To be honest, I don't really understand why you think there's more choice in this constraint than with a lipogram; at best I'd think there's no grounds for comparison. Certainly to say "you must use these words and no others to rewrite (however construed) this text" leaves open whether you can, say, use "is" for "is" or whether you can vary the use of words in the new vocabulary to capture the words in the target text—but banning "e" doesn't tell you whether you can sometimes write "copulation" and sometimes "fucking" for "sex" (of course a lipogrammatical composition isn't to be thought of as a translation of a text with the full range of letters into a new text with a reduced range—unless, of course, that is sometimes what happens, as it does with several poems in A Void—which is just another reason for thinking that the constraints are too different for meaningful comparison). It's perfectly possible to tell in each case whether the constraint has been violated: use of a word not in the source text; use of the banned letter. Your complaint seems to be that there might be ways of further constraining transplant that aren't specifically addressed—but why must they be? I don't understand why it's underdetermined as is, just because there could be a more determinate form. (One wishes to say: Moses, do whatever you want!. Yes, I know the cases aren't strictly analogous.)

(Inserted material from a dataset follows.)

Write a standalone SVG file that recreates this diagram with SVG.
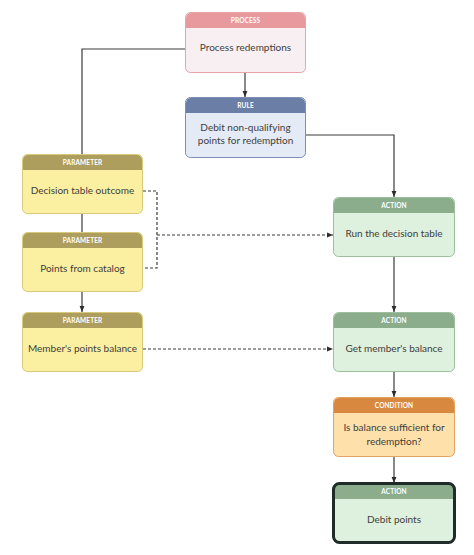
<svg xmlns="http://www.w3.org/2000/svg" width="474" height="555" viewBox="0 0 474 555">
<defs>
<marker id="arr" viewBox="0 0 10 10" refX="10" refY="5" markerWidth="6" markerHeight="6" orient="auto" markerUnits="userSpaceOnUse">
<path d="M0,1 L10,5 L0,9 Z" fill="#2b2b2b"/>
</marker>
</defs>
<style>
.t{font-family:Lato,"Open Sans","Liberation Sans",sans-serif;font-size:10px;fill:#3e3e3c;text-anchor:middle}
.h{font-family:Lato,"Open Sans","Liberation Sans",sans-serif;font-size:6.5px;font-weight:bold;fill:#ffffff;text-anchor:middle;letter-spacing:0.1px}
.ln{fill:none;stroke:#3a3a3a;stroke-width:1.2}
.dl{fill:none;stroke:#3a3a3a;stroke-width:1.2;stroke-dasharray:3,2}
.proc .b{fill:#f7eff2;stroke:#e9a3a7}
.proc .hd{fill:#e8999d}
.rule .b{fill:#e4ebf6;stroke:#7d8fb5}
.rule .hd{fill:#6b7fa6}
.par .b{fill:#fbf0a2;stroke:#d9c97c}
.par .hd{fill:#ae9e5e}
.act .b{fill:#def0de;stroke:#9ebf9e}
.act .hd{fill:#8cad8c}
.cond .b{fill:#fde0aa;stroke:#e1a462}
.cond .hd{fill:#d9893f}
</style>
<rect width="474" height="555" fill="#ffffff"/>
<g id="connectors">
<path class="ln" d="M185,49 H82 V154"/>
<path class="ln" d="M245,72 V97" marker-end="url(#arr)"/>
<path class="ln" d="M305,135 H394 V197" marker-end="url(#arr)"/>
<path class="ln" d="M82,214 V232"/>
<path class="ln" d="M82,292 V312" marker-end="url(#arr)"/>
<path class="dl" d="M143,191 H157 V268 H143"/>
<path class="dl" d="M157,235 H333" marker-end="url(#arr)"/>
<path class="dl" d="M143,349 H333" marker-end="url(#arr)"/>
<path class="ln" d="M394,257 V312" marker-end="url(#arr)"/>
<path class="ln" d="M394,372 V397" marker-end="url(#arr)"/>
<path class="ln" d="M394,457 V483" marker-end="url(#arr)"/>
</g>
<g id="process" class="proc">
<rect class="b" x="185.5" y="12.5" width="120" height="60" rx="5"/>
<path class="hd" d="M186,28 V18 a5,5 0 0 1 5,-5 H300 a5,5 0 0 1 5,5 V28 Z"/>
<text class="h" x="245.5" y="22.8">PROCESS</text>
<text class="t" x="245.5" y="51">Process redemptions</text>
</g>
<g id="rule" class="rule">
<rect class="b" x="185.5" y="97.5" width="120" height="60" rx="5"/>
<path class="hd" d="M186,113 V103 a5,5 0 0 1 5,-5 H300 a5,5 0 0 1 5,5 V113 Z"/>
<text class="h" x="245.5" y="107.8">RULE</text>
<text class="t" x="245.5" y="131">Debit non-qualifying</text>
<text class="t" x="245.5" y="144">points for redemption</text>
</g>
<g id="param1" class="par">
<rect class="b" x="22.5" y="154.5" width="120" height="59" rx="5"/>
<path class="hd" d="M23,170 V160 a5,5 0 0 1 5,-5 H137 a5,5 0 0 1 5,5 V170 Z"/>
<text class="h" x="82.5" y="164.8">PARAMETER</text>
<text class="t" x="82.5" y="194">Decision table outcome</text>
</g>
<g id="param2" class="par">
<rect class="b" x="22.5" y="232.5" width="120" height="59" rx="5"/>
<path class="hd" d="M23,248 V238 a5,5 0 0 1 5,-5 H137 a5,5 0 0 1 5,5 V248 Z"/>
<text class="h" x="82.5" y="242.8">PARAMETER</text>
<text class="t" x="82.5" y="272">Points from catalog</text>
</g>
<g id="param3" class="par">
<rect class="b" x="22.5" y="312.5" width="120" height="59" rx="5"/>
<path class="hd" d="M23,328 V318 a5,5 0 0 1 5,-5 H137 a5,5 0 0 1 5,5 V328 Z"/>
<text class="h" x="82.5" y="322.8">PARAMETER</text>
<text class="t" x="82.5" y="352">Member's points balance</text>
</g>
<g id="action1" class="act">
<rect class="b" x="333.5" y="197.5" width="121" height="59" rx="5"/>
<path class="hd" d="M334,213 V203 a5,5 0 0 1 5,-5 H449 a5,5 0 0 1 5,5 V213 Z"/>
<text class="h" x="394" y="207.8">ACTION</text>
<text class="t" x="394" y="237">Run the decision table</text>
</g>
<g id="action2" class="act">
<rect class="b" x="333.5" y="312.5" width="121" height="59" rx="5"/>
<path class="hd" d="M334,328 V318 a5,5 0 0 1 5,-5 H449 a5,5 0 0 1 5,5 V328 Z"/>
<text class="h" x="394" y="322.8">ACTION</text>
<text class="t" x="394" y="352">Get member's balance</text>
</g>
<g id="condition" class="cond">
<rect class="b" x="333.5" y="397.5" width="121" height="59" rx="5"/>
<path class="hd" d="M334,413 V403 a5,5 0 0 1 5,-5 H449 a5,5 0 0 1 5,5 V413 Z"/>
<text class="h" x="394" y="407.8">CONDITION</text>
<text class="t" x="394" y="431">Is balance sufficient for</text>
<text class="t" x="394" y="445">redemption?</text>
</g>
<g id="action3" class="act">
<rect x="333.5" y="483.5" width="121" height="59" rx="6" fill="#def0de"/>
<path class="hd" d="M334,499 V489 a5,5 0 0 1 5,-5 H449 a5,5 0 0 1 5,5 V499 Z"/>
<rect x="333.5" y="483.5" width="121" height="59" rx="6" fill="none" stroke="#1e2b29" stroke-width="3"/>
<text class="h" x="394" y="494">ACTION</text>
<text class="t" x="394" y="523">Debit points</text>
</g>
</svg>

Actually, one thing that might be revealed by procedures like this just is that since they're self-conscious adoptions of a constraint they (maybe? could?) help explode the idea that less self-conscious cases aren't enabled by some (potentially feeble) free adoption of a constraint, even if it's (merely?) generic (and doesn't descend into e.g. specific word choices or orderings)—Mathews actually puts it well in the part of the interview where he calls the composition of "Cauliflower sans Merci" agony: "But I discovered something very important, which is that once you start on a project like that, no matter how insane it is, you rapidly become convinced that there’s a solution, which is, of course, nonsense. You have to make it happen."—I mean to call out the "You have to make it happen" part. It's not just going to happen naturally.